My question is this: Is it a bad idea to just leave out canisters filled with tea bags, hot chocolate, creamer, sugar and sweetener? If it is a bad idea, how much do you recommend portioning per week? It is a 3BR that allows for a maximum of 8 guests. Most weeks are booked for 4-6 guests (a mix of adults and kids). We have a coffee maker. I thought about leaving out a pound of coffee each week. Thoughts in general? If I pre-portion things in bags, housekeeping will put it out each time they clean.

Thanks in advance.

I think many- if not most- do leave these items. Myself included.

Many hosts with vacation rentals just have a “starter” amount and then expect the families to shop during the week. I rented a very upscale place in Costa Rica and we were provided a bag of coffee (more than a pound size though), a six pack of beer, one bottle of wine and a large bowl of tropical fruits. That lasted the 8 of us less than a day. LOL.

My listing is a 4 bedroom for up to 10 guests, min 2 day, max 2 week, rates are $120-$160 per night. Average is 6 guest per reservation, 5 days per reservation, and 4 reservations/month. I’ve been hosting only 3 months, but here’s what I provide:

Coffee in a large canister
Couple dozen assorted flavored herbal/black/green tea bags
Couple dozen generic black tea bags
Sugar in a pour jar
Sugar bowl full of cubes
Box of individual packets of Splenda/Stevia
Box of individual packets of Equal/Aspartame
Jar of Coffeemate powdered creamer
24-count box of Mini Moos creamers
A box of hot chocolate packets

In 3 months, the hot chocolate, black tea, sugar cubes, and Coffeemate haven’t been used at all. The assorted tea, Splenda, and Equal have barely been used. Some guests have used the entire box of Mini Moos but most haven’t touched them. The coffee goes at a little over a pound a month.

Guests have been VERY happy so far.


If your place is really fancy and really expensive I’d say yes add the coffee/tea service as extra. Although I really don’t know what that tea/coffee service means. Will someone from the management company come every morning to the house to make coffee and tea for them and are willing to do crazy stuff like cafe cortado and macchiato fredo?

If your place will be rented by normal families just put coffee/tea out for them at no extra charge.

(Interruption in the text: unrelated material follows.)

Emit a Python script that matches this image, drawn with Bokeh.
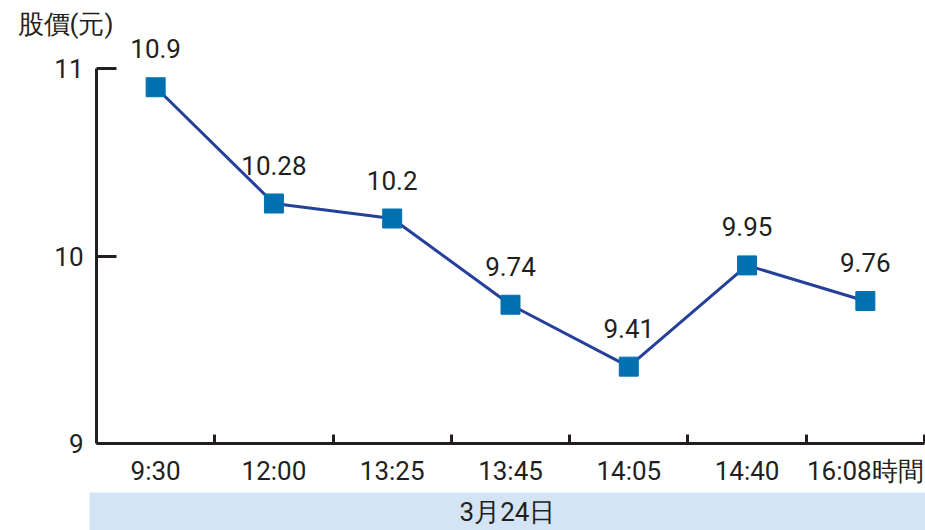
from bokeh.plotting import figure
from bokeh.layouts import column
from bokeh.models import (ColumnDataSource, FixedTicker, LabelSet, Range1d)
from bokeh.core.properties import value
from bokeh.embed import file_html
from bokeh.resources import INLINE

# ---- data ----
times = ["9:30", "12:00", "13:25", "13:45", "14:05", "14:40", "16:08時間"]
prices = [10.9, 10.28, 10.2, 9.74, 9.41, 9.95, 9.76]
price_labels = ["10.9", "10.28", "10.2", "9.74", "9.41", "9.95", "9.76"]
y_ticks = [9, 10, 11]
date_label = "3月24日"
y_title = "股價(元)"

FONT = "Roboto"
TXT = "#231F20"
FS = "26px"

xs = [i + 0.5 for i in range(len(times))]
src = ColumnDataSource(dict(x=xs, y=prices, lab=price_labels))

W = 925
H1, H2 = 492, 38
LEFT = 96
TOP = 38            # px above the frame (title lives here)
BOTTOM = 49         # px below the frame
PX_PER_UNIT = 187.5
y_end = y_ticks[0] + (H1 - TOP - BOTTOM) / PX_PER_UNIT

p = figure(width=W, height=H1, output_backend="svg", toolbar_location=None,
           x_range=Range1d(0, len(times)), y_range=Range1d(y_ticks[0], y_end),
           min_border_left=LEFT, min_border_right=1, min_border_top=TOP,
           min_border_bottom=BOTTOM, title=y_title)
p.outline_line_color = None
p.xgrid.visible = False
p.ygrid.visible = False
p.background_fill_color = "white"
p.border_fill_color = "white"
p.frame_align = False

p.title.text_font = FONT
p.title.text_font_size = FS
p.title.text_font_style = "normal"
p.title.text_color = TXT
p.title.align = "left"
p.title.offset = 17 - LEFT
p.title.standoff = 0

# y axis
ya = p.yaxis[0]
ya.ticker = FixedTicker(ticks=y_ticks)
ya.bounds = (y_ticks[0], y_ticks[-1])
ya.major_tick_in = 20
ya.major_tick_out = 0
ya.minor_tick_in = 0
ya.minor_tick_out = 0
ya.axis_line_width = 3
ya.major_tick_line_width = 3
ya.axis_line_color = TXT
ya.major_tick_line_color = TXT
ya.major_label_text_font = FONT
ya.major_label_text_font_size = FS
ya.major_label_text_color = TXT
ya.major_label_standoff = 13

# x axis: labels at category centres, tick marks at category boundaries
xa = p.xaxis[0]
xa.ticker = FixedTicker(ticks=xs, minor_ticks=list(range(1, len(times) + 1)))
xa.major_label_overrides = {x: t for x, t in zip(xs, times)}
xa.major_tick_in = 0
xa.major_tick_out = 0
xa.minor_tick_in = 9
xa.minor_tick_out = 0
xa.minor_tick_line_width = 3
xa.minor_tick_line_color = TXT
xa.axis_line_width = 3
xa.axis_line_color = TXT
xa.major_label_text_font = FONT
xa.major_label_text_font_size = FS
xa.major_label_text_color = TXT
xa.major_label_standoff = 12

# series
p.line("x", "y", source=src, line_color="#24409A", line_width=3)
p.scatter("x", "y", source=src, marker="square", size=19,
          fill_color="#0070B1", line_color="#0070B1")

p.add_layout(LabelSet(x="x", y="y", text="lab", source=src,
                      y_offset=29, text_align="center",
                      text_baseline="alphabetic", text_font=value(FONT),
                      text_font_size=value(FS), text_color=TXT))

# date band below the chart
p2 = figure(width=W, height=H2, output_backend="svg", toolbar_location=None,
            x_range=Range1d(0, 1), y_range=Range1d(0, 1),
            x_axis_location=None, y_axis_location=None,
            min_border_left=89, min_border_right=0, min_border_top=0,
            min_border_bottom=0)
p2.outline_line_color = None
p2.xgrid.visible = False
p2.ygrid.visible = False
p2.background_fill_color = "#D3E4F4"
p2.border_fill_color = "white"
p2.frame_align = False
p2.text(x=[0.5], y=[0.5], text=[date_label], text_align="center",
        text_baseline="middle", text_font=value(FONT), text_font_size=value(FS),
        text_color=TXT)

layout = column(p, p2, spacing=0)
open("out.html", "w").write(file_html(layout, INLINE))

I have the biggest Folgers container, black teas and assorted flavored herbal teas plus hot chocolate. I offer sugar. No creamer, no milk. If they want such thing they can go buy it themselves. The supermarket is close by.

I dont have and never will have that machine with coffee pods. That stuff pollutes the planet like crazy.

1 Like

Thanks. The unit rents for $1700+ per week, so I feel sort of cheap not to at least put out coffee, tea and hot chocolate. And no, no one comes in to make coffee and tea in the morning. I also refuse to put in a Keurig machine. We have just purchased a nice refurbed Cuisinart coffee maker. I will plan to put out a pound of coffee per week and leave an assortment of teas, hot cocoa and sweeteners. Thanks so much for the advice!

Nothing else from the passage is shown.